As he revealed in our interview, he’s got three sources: the Austrian school of economics (primarily Friedrich Hayek and Ludwig von Mises), the Catholic principles of subsidiarity and solidarity (which I’ve covered in some detail in previous posts) and Ayn Rand.
How do these all fit together in Ryan’s mind?
Insofar as I could tell from the interview, and from what I’ve read, I’d say that Ryan unites the Austrian school with the Catholic principles. That is, Ryan believes that economic questions and problems are best addressed at the local level, rather than big government trying to control the economy from the top-down. That accords both with the Austrian emphasis on economic decentralization and the Catholic principle of subsidiarity with it’s emphasis on local economic control rather than strongly-centralized economic control.
Thus, when Ryan touts the free market, what he means (following Hayek) is not an unrestrained free-for-all of corporate greed, but an economy built up largely from local ground without undue government interference. Businesses need to be left free to succeed and fail (rather than being propped up artificially with government dollars). And big business should not be linking up in collusion with big government to stack the deck against smaller, local businesses.

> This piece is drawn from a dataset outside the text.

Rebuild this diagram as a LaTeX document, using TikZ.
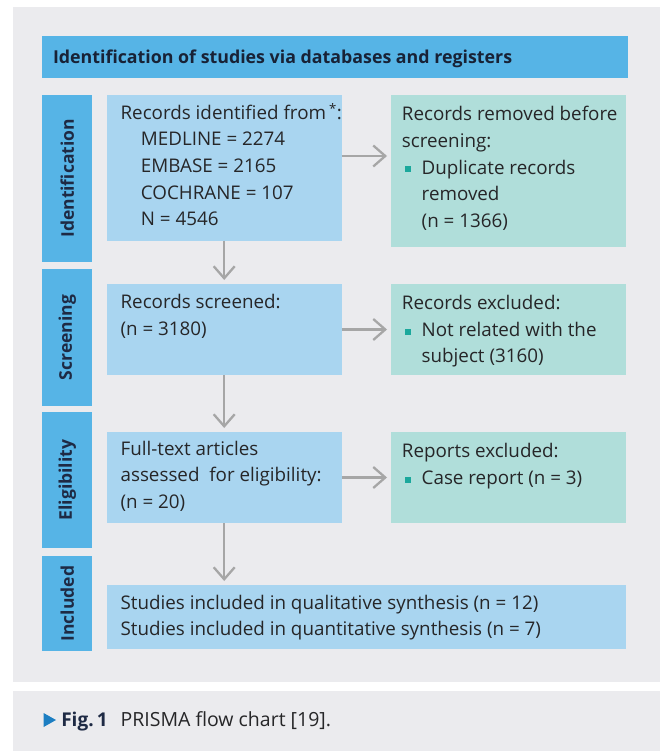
\documentclass[tikz,border=0pt]{standalone}
\usepackage{fontspec}
\setmainfont{Open Sans}
\usetikzlibrary{arrows.meta}
\definecolor{panelgray}{RGB}{235,235,238}
\definecolor{hdrblue}{RGB}{86,180,230}
\definecolor{lbox}{RGB}{169,213,240}
\definecolor{rbox}{RGB}{176,222,218}
\definecolor{txtc}{RGB}{38,38,40}
\definecolor{navy}{RGB}{30,42,68}
\definecolor{bulc}{RGB}{27,168,156}
\definecolor{arrc}{RGB}{166,166,166}
\definecolor{capblue}{RGB}{28,126,194}
\tikzset{
  rect/.style={inner sep=0pt, outer sep=0pt, anchor=north west, draw=none},
  leftbox/.style={rect, fill=lbox},
  rightbox/.style={rect, fill=rbox},
  sidebar/.style={rect, fill=hdrblue},
  txt/.style={inner sep=0pt, outer sep=0pt, anchor=north west, align=left, text=txtc,
    font=\fontsize{18.8}{26.6}\selectfont},
  sidetxt/.style={inner sep=0pt, rotate=90, text=navy, font=\bfseries\fontsize{17.5}{20}\selectfont},
  bul/.style={inner sep=0pt, outer sep=0pt, minimum size=6pt, fill=bulc},
  flow/.style={draw=arrc, line width=2.3pt, -{Straight Barb[length=12pt,width=21pt,line width=2.3pt]}, shorten >=4pt}
}
\newcommand{\st}{\rule{0pt}{16pt}}
\begin{document}
\begin{tikzpicture}[x=1pt,y=-1pt]
\useasboundingbox (0,0) rectangle (660,751);
\fill[white] (0,0) rectangle (660,751);
% panels
\node[rect, fill=panelgray, minimum width=647.3pt, minimum height=675pt] (panel) at (12.7,7) {};
\node[rect, fill=panelgray, minimum width=647.3pt, minimum height=60pt] (cappanel) at (12.7,691) {};
% header
\node[rect, fill=hdrblue, minimum width=585.7pt, minimum height=41.7pt] (hdr) at (42.3,36) {};
\node[txt, anchor=base west, text=navy!80!black, font=\bfseries\fontsize{17.8}{22}\selectfont] (hdrt) at (53,64) {Identification of studies via databases and registers};
% side bars
\node[sidebar, minimum width=49.9pt, minimum height=166.7pt] (s1) at (42.3,95) {};
\node[sidebar, minimum width=49.9pt, minimum height=136.4pt] (s2) at (42.3,269.3) {};
\node[sidebar, minimum width=49.9pt, minimum height=136pt] (s3) at (42.3,412) {};
\node[sidebar, minimum width=49.9pt, minimum height=95pt] (s4) at (42.3,556) {};
\node[sidetxt] (s1t) at (s1.center) {Identification};
\node[sidetxt] (s2t) at (s2.center) {Screening};
\node[sidetxt] (s3t) at (s3.center) {Eligibility};
\node[sidetxt] (s4t) at (s4.center) {Included};
% left boxes
\node[leftbox, minimum width=235.2pt, minimum height=145.7pt] (b1) at (106.6,95) {};
\node[leftbox, minimum width=235.2pt, minimum height=91pt] (b2) at (106.6,284) {};
\node[leftbox, minimum width=235.2pt, minimum height=91pt] (b3) at (106.6,432) {};
\node[leftbox, minimum width=519.4pt, minimum height=64pt] (b4) at (106.6,585) {};
% right boxes
\node[rightbox, minimum width=235pt, minimum height=151.7pt] (r1) at (391,95) {};
\node[rightbox, minimum width=235pt, minimum height=91pt] (r2) at (391,284) {};
\node[rightbox, minimum width=235pt, minimum height=91pt] (r3) at (391,432) {};
% left texts
\node[txt] (b1a) at (120.6,119.5-16) {\st Records identified from\,\textsuperscript{*}:};
\node[txt] (b1b) at (140.9,146-16) {\st MEDLINE = 2274\\EMBASE = 2165\\COCHRANE = 107\\N = 4546};
\node[txt] (b2t) at (120.6,308.7-16) {\st Records screened:\\(n = 3180)};
\node[txt] (b3t) at (120.6,455.3-16) {\st Full-text articles\\assessed\ \ for eligibility:\\(n = 20)};
\node[txt] (b4t) at (120.6,609.3-16) {\st Studies included in qualitative synthesis (n = 12)\\Studies included in quantitative synthesis (n = 7)};
% right texts
\node[txt] (r1a) at (401.9,121-16) {\st Records removed before\\screening:};
\node[bul] (r1bul) at (408,169.5) {};
\node[txt] (r1b) at (421.7,174.3-16) {\st Duplicate records\\removed\\(n = 1366)};
\node[txt] (r2a) at (401.9,309.7-16) {\st Records excluded:};
\node[bul] (r2bul) at (408,331.5) {};
\node[txt] (r2b) at (421.7,336-16) {\st Not related with the\\subject (3160)};
\node[txt] (r3a) at (401.9,457-16) {\st Reports excluded:};
\node[bul] (r3bul) at (408,479.5) {};
\node[txt] (r3b) at (421.7,484.7-16) {\st Case report (n = 3)};
% connectors
\coordinate (h1s) at ([yshift=-61pt]b1.north east);
\draw[flow] (b1.south) -- (b2.north);
\draw[flow] (b2.south) -- (b3.north);
\draw[flow] (b3.south) -- (b3.south |- b4.north);
\draw[flow] (h1s) -- (h1s -| r1.west);
\draw[flow] (b2.east) -- (r2.west);
\draw[flow] (b3.east) -- (r3.west);
% caption
\fill[capblue] (43.6,713) -- (56,720) -- (43.6,727) -- cycle;
\node[txt, anchor=base west, text=navy, font=\bfseries\fontsize{19}{22}\selectfont] (capf) at (61.3,726) {Fig.\,1};
\node[txt, anchor=base west, font=\fontsize{19.5}{22}\selectfont] (capt) at (120.6,726) {PRISMA flow chart [19].};
\end{tikzpicture}
\end{document}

Importantly, Hayek argued that, in fact, the national government should provide a social safety net, but like Ryan after him, it should be constructed for those really in need. In accordance with the principle of solidarity, we need to care for those truly in need, and government has a role to play in that.
But what about the influence of the infamous Ayn Rand?
As I noted before, in my Ten Books Every Conservative Must Read, Plus Four Not To Miss and One Imposter, Rand is the imposter. So I pushed Ryan on his much-quoted hearty affirmations of Rand’s Atlas Shrugged. His answer, as I noted before, was that he rejected her atheism and the atheist underpinnings of her no-holds-barred capitalism, but he greatly admired her affirmation of capitalism and her literary presentation of the degradations of the socialist-welfare state.
So at present, I would say this as my take on Ryan. I think Ryan is definitely inspired by Rand’s literary work (too inspired), but his actual understanding and affirmation of the free market approach comes from a union of the Austrian economic school and the Catholic principles of subsidiarity and solidarity.